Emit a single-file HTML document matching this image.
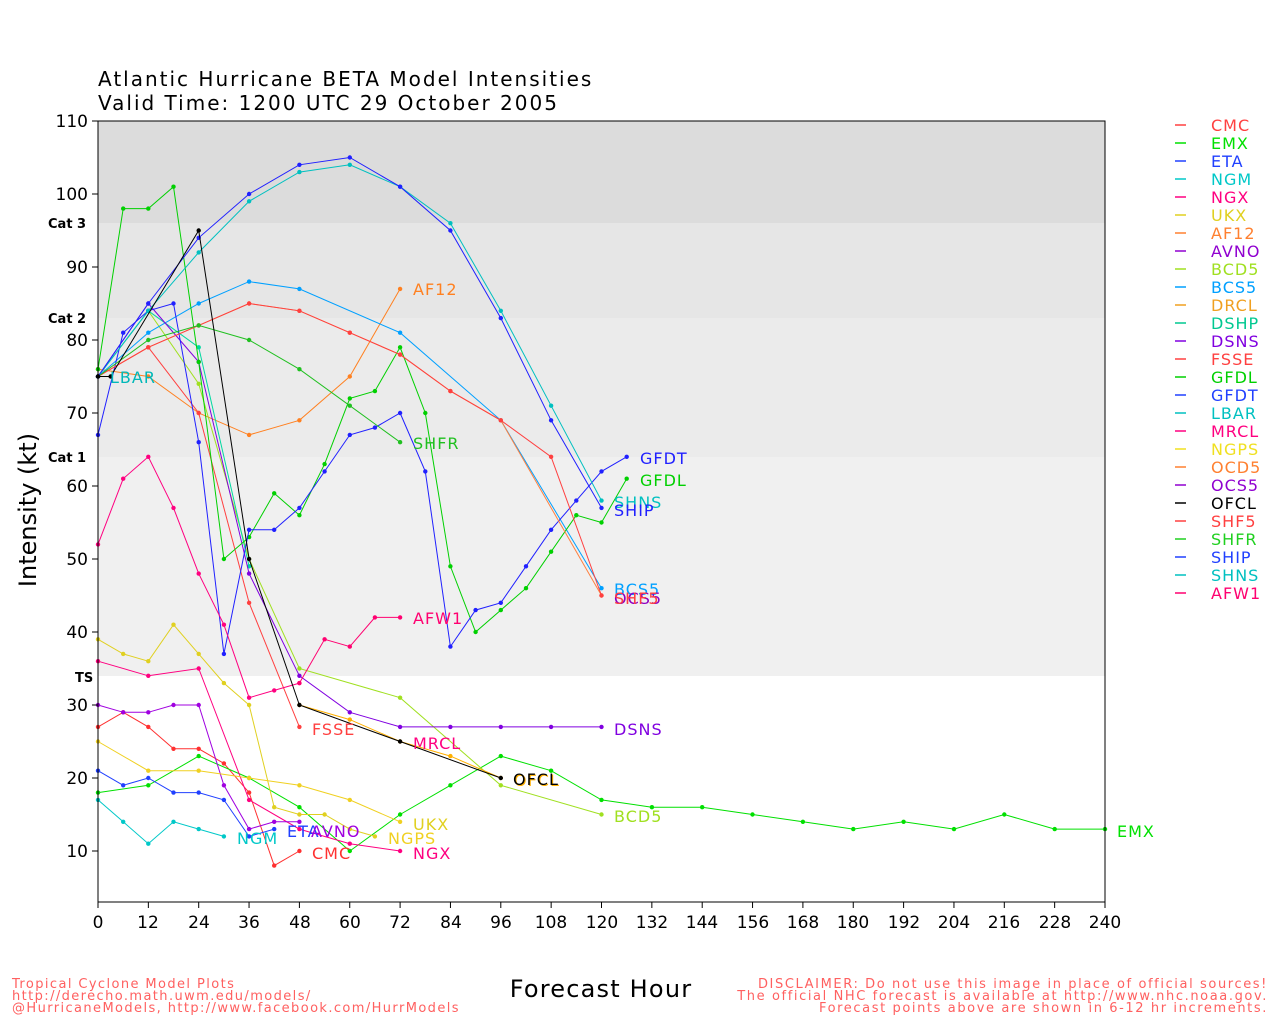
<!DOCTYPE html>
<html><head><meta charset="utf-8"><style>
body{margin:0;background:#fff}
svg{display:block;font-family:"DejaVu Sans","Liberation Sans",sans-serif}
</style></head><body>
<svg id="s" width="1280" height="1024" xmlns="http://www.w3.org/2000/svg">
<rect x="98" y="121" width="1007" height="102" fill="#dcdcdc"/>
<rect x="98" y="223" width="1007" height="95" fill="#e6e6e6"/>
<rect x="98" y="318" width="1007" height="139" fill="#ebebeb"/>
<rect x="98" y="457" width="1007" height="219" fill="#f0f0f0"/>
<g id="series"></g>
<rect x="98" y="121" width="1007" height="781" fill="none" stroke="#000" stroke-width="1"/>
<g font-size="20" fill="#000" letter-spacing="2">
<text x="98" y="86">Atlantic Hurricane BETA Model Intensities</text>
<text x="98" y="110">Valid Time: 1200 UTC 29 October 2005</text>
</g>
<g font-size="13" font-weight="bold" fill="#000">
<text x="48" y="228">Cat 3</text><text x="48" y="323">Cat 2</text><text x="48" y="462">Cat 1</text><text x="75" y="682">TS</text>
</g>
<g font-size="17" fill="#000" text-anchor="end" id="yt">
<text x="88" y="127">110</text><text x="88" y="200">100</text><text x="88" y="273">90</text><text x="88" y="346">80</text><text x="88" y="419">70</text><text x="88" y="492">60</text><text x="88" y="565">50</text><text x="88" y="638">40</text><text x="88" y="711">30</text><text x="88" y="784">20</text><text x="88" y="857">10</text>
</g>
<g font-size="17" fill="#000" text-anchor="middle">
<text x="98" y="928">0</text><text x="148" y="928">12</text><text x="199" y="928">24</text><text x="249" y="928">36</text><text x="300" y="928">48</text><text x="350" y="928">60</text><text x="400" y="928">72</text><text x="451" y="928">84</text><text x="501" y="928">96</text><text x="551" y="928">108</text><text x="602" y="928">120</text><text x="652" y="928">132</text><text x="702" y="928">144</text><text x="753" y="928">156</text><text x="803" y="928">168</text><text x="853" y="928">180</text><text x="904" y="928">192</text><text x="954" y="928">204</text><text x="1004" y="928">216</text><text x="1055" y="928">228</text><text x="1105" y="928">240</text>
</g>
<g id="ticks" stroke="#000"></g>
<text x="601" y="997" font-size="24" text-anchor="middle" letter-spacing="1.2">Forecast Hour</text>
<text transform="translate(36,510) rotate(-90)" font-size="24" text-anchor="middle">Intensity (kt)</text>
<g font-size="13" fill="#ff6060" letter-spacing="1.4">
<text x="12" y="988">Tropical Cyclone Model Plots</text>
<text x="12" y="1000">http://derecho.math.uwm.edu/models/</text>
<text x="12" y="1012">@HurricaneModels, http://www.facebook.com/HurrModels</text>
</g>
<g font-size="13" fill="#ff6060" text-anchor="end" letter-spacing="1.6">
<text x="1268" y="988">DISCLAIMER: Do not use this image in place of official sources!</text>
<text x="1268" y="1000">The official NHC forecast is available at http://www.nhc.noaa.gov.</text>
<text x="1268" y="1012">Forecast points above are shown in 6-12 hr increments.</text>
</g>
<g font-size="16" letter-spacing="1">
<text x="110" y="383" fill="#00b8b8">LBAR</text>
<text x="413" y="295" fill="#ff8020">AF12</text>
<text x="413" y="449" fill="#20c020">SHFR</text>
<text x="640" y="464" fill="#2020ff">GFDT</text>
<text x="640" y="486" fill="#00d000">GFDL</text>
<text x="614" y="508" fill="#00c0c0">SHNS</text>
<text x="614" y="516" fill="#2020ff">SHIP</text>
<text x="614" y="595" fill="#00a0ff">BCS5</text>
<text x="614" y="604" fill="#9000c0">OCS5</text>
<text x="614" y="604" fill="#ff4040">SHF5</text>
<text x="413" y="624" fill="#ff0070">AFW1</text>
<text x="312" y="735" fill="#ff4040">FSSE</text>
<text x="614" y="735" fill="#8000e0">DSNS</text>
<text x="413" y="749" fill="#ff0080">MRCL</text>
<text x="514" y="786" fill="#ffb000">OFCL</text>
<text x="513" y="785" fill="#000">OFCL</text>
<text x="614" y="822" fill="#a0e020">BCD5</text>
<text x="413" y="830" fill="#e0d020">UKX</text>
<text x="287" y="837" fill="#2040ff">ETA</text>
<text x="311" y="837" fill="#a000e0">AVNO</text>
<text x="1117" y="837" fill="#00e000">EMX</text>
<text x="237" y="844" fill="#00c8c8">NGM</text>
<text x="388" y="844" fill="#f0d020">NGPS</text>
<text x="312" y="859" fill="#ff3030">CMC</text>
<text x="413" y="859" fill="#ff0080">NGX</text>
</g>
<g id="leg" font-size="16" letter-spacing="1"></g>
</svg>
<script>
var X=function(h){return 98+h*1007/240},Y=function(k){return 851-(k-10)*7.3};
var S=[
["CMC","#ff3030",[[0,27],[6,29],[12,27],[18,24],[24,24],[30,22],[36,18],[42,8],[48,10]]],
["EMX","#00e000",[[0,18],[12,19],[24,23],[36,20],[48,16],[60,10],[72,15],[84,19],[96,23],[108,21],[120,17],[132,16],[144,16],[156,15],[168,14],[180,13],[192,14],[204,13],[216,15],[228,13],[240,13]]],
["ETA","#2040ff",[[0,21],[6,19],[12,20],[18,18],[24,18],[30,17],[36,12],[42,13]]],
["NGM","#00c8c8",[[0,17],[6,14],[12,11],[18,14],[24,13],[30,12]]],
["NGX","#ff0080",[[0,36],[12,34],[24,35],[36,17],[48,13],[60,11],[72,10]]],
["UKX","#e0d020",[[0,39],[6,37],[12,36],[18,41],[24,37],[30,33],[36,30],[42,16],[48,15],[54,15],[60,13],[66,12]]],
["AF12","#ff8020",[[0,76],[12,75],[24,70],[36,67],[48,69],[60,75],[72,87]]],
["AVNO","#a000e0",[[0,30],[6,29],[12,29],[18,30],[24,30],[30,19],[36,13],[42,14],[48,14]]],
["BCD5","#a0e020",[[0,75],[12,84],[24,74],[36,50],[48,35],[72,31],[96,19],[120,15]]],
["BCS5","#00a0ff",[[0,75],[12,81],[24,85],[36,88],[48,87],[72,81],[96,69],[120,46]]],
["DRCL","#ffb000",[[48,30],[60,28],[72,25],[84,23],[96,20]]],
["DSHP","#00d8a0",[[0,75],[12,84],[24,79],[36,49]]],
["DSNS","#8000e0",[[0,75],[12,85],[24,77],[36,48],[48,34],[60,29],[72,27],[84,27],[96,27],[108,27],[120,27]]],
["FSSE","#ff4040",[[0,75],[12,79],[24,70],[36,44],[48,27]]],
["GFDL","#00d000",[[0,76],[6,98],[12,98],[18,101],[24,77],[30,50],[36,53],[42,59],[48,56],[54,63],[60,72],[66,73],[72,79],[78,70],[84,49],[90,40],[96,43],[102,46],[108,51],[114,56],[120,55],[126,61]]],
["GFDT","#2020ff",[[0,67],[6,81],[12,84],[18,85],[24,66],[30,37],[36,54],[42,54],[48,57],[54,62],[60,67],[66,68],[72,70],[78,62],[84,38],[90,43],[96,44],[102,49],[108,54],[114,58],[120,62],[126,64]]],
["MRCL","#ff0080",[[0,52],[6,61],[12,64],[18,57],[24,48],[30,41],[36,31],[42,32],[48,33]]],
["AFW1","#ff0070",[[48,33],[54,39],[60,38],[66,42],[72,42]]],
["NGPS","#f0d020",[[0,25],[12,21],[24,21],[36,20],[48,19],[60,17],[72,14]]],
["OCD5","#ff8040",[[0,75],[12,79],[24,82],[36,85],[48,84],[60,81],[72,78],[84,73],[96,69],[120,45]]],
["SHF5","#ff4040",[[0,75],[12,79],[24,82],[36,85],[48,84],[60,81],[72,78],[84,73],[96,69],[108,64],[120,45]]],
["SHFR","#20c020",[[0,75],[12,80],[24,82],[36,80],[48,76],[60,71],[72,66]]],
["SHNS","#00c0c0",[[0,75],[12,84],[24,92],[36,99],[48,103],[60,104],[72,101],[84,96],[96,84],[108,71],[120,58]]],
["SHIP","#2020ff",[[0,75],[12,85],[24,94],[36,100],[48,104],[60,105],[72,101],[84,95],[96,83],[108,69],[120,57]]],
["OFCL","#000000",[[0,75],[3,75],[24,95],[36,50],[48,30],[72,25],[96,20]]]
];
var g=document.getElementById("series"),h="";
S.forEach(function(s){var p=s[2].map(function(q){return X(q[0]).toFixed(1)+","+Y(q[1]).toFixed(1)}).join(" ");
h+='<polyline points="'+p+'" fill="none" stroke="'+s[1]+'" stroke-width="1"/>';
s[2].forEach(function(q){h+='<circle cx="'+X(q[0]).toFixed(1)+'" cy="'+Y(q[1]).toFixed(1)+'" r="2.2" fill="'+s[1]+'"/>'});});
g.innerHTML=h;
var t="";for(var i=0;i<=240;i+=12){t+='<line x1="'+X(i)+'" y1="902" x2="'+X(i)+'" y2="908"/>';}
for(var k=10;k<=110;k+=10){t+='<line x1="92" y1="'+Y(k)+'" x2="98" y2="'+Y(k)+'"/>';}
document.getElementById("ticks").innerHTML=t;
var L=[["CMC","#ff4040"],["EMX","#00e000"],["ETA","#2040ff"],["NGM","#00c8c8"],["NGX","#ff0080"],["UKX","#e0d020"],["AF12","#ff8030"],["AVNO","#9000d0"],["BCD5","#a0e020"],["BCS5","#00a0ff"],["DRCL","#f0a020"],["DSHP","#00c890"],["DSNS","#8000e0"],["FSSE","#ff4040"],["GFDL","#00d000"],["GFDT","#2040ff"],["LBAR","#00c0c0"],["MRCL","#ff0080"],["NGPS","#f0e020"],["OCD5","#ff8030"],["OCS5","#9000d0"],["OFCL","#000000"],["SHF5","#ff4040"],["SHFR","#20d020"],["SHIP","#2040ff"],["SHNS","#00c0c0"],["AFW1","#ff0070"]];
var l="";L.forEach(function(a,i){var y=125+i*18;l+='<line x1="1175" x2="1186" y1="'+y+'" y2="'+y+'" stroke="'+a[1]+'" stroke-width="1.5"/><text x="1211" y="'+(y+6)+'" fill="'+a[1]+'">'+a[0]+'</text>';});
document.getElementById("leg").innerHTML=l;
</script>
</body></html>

* * * * * * *

## Written task
Review the material and copy each line in which the word "this" appears.

## Final result
Emit a single-file HTML document matching this image.
<text x="1268" y="988">DISCLAIMER: Do not use this image in place of official sources!</text>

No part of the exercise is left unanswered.